Information supplied:
--------

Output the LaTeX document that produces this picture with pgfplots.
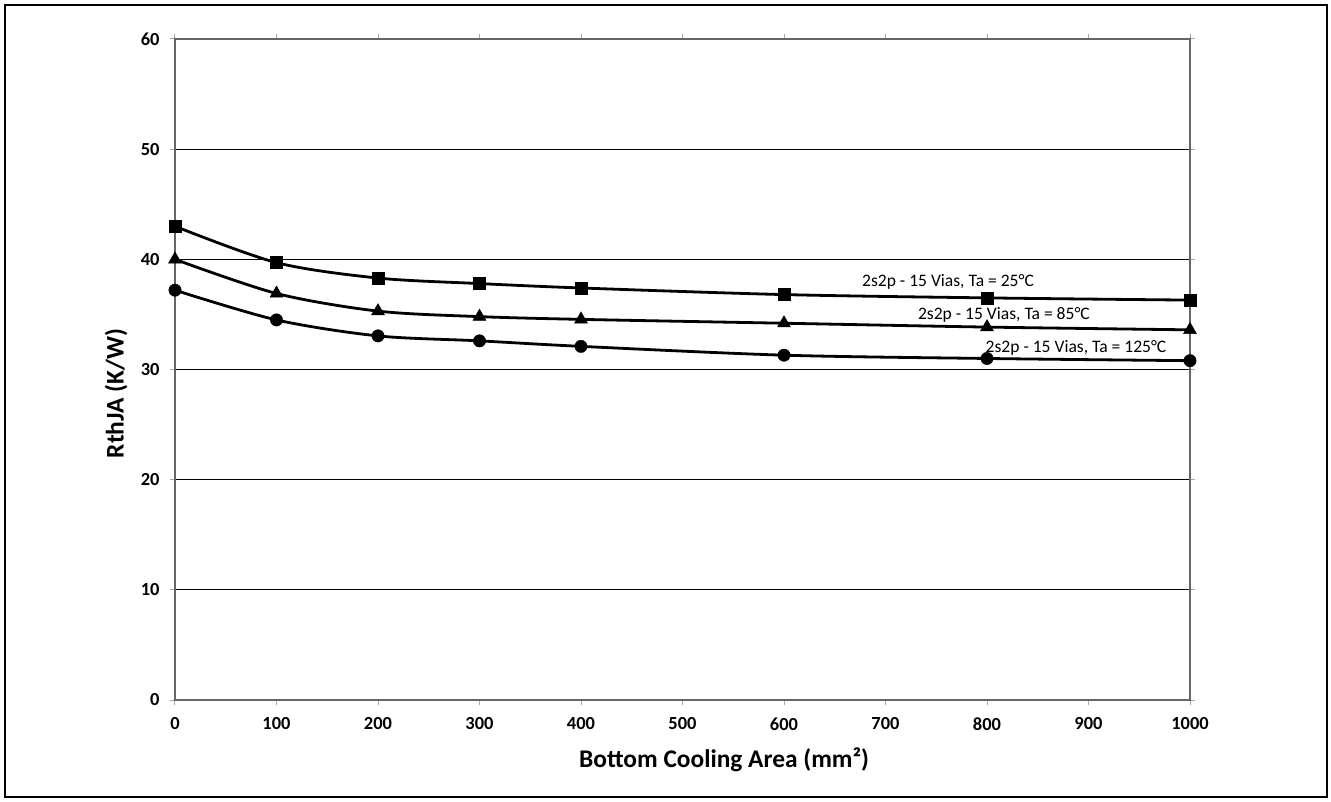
\documentclass[border=0pt]{standalone}
\usepackage{fontspec}
\setmainfont{Carlito}
\usepackage{pgfplots}
\pgfplotsset{compat=1.18}
\definecolor{axgray}{HTML}{666666}
\begin{document}
\begin{tikzpicture}[x=1bp,y=1bp]
\begin{axis}[
  scale only axis,
  width=1015bp, height=661bp,
  xmin=0, xmax=1000, ymin=0, ymax=60,
  xtick={0,100,...,1000}, ytick={0,10,...,60},
  /pgf/number format/assume math mode=true,
  /pgf/number format/1000 sep={},
  tick label style={font=\fontsize{18.5}{22}\selectfont\bfseries, black},
  xticklabel style={yshift=-9bp},
  yticklabel style={xshift=-7bp},
  tick align=outside,
  major tick length=5bp,
  tick style={color=gray!70, line width=1bp},
  axis line style={draw=axgray, line width=1.3bp},
  ymajorgrids,
  grid style={black, line width=0.9bp},
  xlabel={Bottom Cooling Area (mm²)},
  ylabel={RthJA (K/W)},
  every axis x label/.style={at={(axis description cs:0.541,-0.0908)}, anchor=center, font=\fontsize{25.5}{30}\selectfont\bfseries},
  every axis y label/.style={at={(axis description cs:-0.058,0.4637)}, anchor=center, rotate=90, font=\fontsize{25.5}{30}\selectfont\bfseries},
  clip=false,
]
\addplot[black, line width=2.8bp, smooth, tension=0.5, mark=square*, mark size=6bp, mark options={solid, line width=0.4bp}] coordinates {
(0,43.0) (100,39.7) (200,38.3) (300,37.8) (400,37.4) (600,36.8) (800,36.5) (1000,36.3)};
\addplot[black, line width=2.8bp, smooth, tension=0.5, mark=triangle*, mark size=7.5bp, mark options={solid, line width=0.4bp}] coordinates {
(0,40.0) (100,36.9) (200,35.3) (300,34.8) (400,34.55) (600,34.2) (800,33.85) (1000,33.6)};
\addplot[black, line width=2.8bp, smooth, tension=0.5, mark=*, mark size=6.2bp, mark options={solid, line width=0.4bp}] coordinates {
(0,37.2) (100,34.5) (200,33.05) (300,32.6) (400,32.1) (600,31.3) (800,31.0) (1000,30.8)};
\node[font=\fontsize{17.6}{20}\selectfont, anchor=center] at (axis cs:761.6,37.95) {2s2p - 15 Vias, Ta = 25°C};
\node[font=\fontsize{17.6}{20}\selectfont, anchor=center] at (axis cs:816.7,35.0) {2s2p - 15 Vias, Ta = 85°C};
\node[font=\fontsize{17.6}{20}\selectfont, anchor=center] at (axis cs:887.7,31.95) {2s2p - 15 Vias, Ta = 125°C};
\coordinate (O) at (rel axis cs:0,0);
\end{axis}
\draw[black, line width=1.2bp] ([shift={(-170bp,-97bp)}]O) rectangle ++(1322bp,792bp);
\path ([shift={(-175bp,-102bp)}]O) rectangle ++(1331bp,802bp);
\end{tikzpicture}
\end{document}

--------

Exercise instructions:
Reproduce all of the material exactly, apart from the pictures.

Written response:
Output the LaTeX document that produces this picture with pgfplots.
\documentclass[border=0pt]{standalone}
\usepackage{fontspec}
\setmainfont{Carlito}
\usepackage{pgfplots}
\pgfplotsset{compat=1.18}
\definecolor{axgray}{HTML}{666666}
\begin{document}
\begin{tikzpicture}[x=1bp,y=1bp]
\begin{axis}[
  scale only axis,
  width=1015bp, height=661bp,
  xmin=0, xmax=1000, ymin=0, ymax=60,
  xtick={0,100,...,1000}, ytick={0,10,...,60},
  /pgf/number format/assume math mode=true,
  /pgf/number format/1000 sep={},
  tick label style={font=\fontsize{18.5}{22}\selectfont\bfseries, black},
  xticklabel style={yshift=-9bp},
  yticklabel style={xshift=-7bp},
  tick align=outside,
  major tick length=5bp,
  tick style={color=gray!70, line width=1bp},
  axis line style={draw=axgray, line width=1.3bp},
  ymajorgrids,
  grid style={black, line width=0.9bp},
  xlabel={Bottom Cooling Area (mm²)},
  ylabel={RthJA (K/W)},
  every axis x label/.style={at={(axis description cs:0.541,-0.0908)}, anchor=center, font=\fontsize{25.5}{30}\selectfont\bfseries},
  every axis y label/.style={at={(axis description cs:-0.058,0.4637)}, anchor=center, rotate=90, font=\fontsize{25.5}{30}\selectfont\bfseries},
  clip=false,
]
\addplot[black, line width=2.8bp, smooth, tension=0.5, mark=square*, mark size=6bp, mark options={solid, line width=0.4bp}] coordinates {
(0,43.0) (100,39.7) (200,38.3) (300,37.8) (400,37.4) (600,36.8) (800,36.5) (1000,36.3)};
\addplot[black, line width=2.8bp, smooth, tension=0.5, mark=triangle*, mark size=7.5bp, mark options={solid, line width=0.4bp}] coordinates {
(0,40.0) (100,36.9) (200,35.3) (300,34.8) (400,34.55) (600,34.2) (800,33.85) (1000,33.6)};
\addplot[black, line width=2.8bp, smooth, tension=0.5, mark=*, mark size=6.2bp, mark options={solid, line width=0.4bp}] coordinates {
(0,37.2) (100,34.5) (200,33.05) (300,32.6) (400,32.1) (600,31.3) (800,31.0) (1000,30.8)};
\node[font=\fontsize{17.6}{20}\selectfont, anchor=center] at (axis cs:761.6,37.95) {2s2p - 15 Vias, Ta = 25°C};
\node[font=\fontsize{17.6}{20}\selectfont, anchor=center] at (axis cs:816.7,35.0) {2s2p - 15 Vias, Ta = 85°C};
\node[font=\fontsize{17.6}{20}\selectfont, anchor=center] at (axis cs:887.7,31.95) {2s2p - 15 Vias, Ta = 125°C};
\coordinate (O) at (rel axis cs:0,0);
\end{axis}
\draw[black, line width=1.2bp] ([shift={(-170bp,-97bp)}]O) rectangle ++(1322bp,792bp);
\path ([shift={(-175bp,-102bp)}]O) rectangle ++(1331bp,802bp);
\end{tikzpicture}
\end{document}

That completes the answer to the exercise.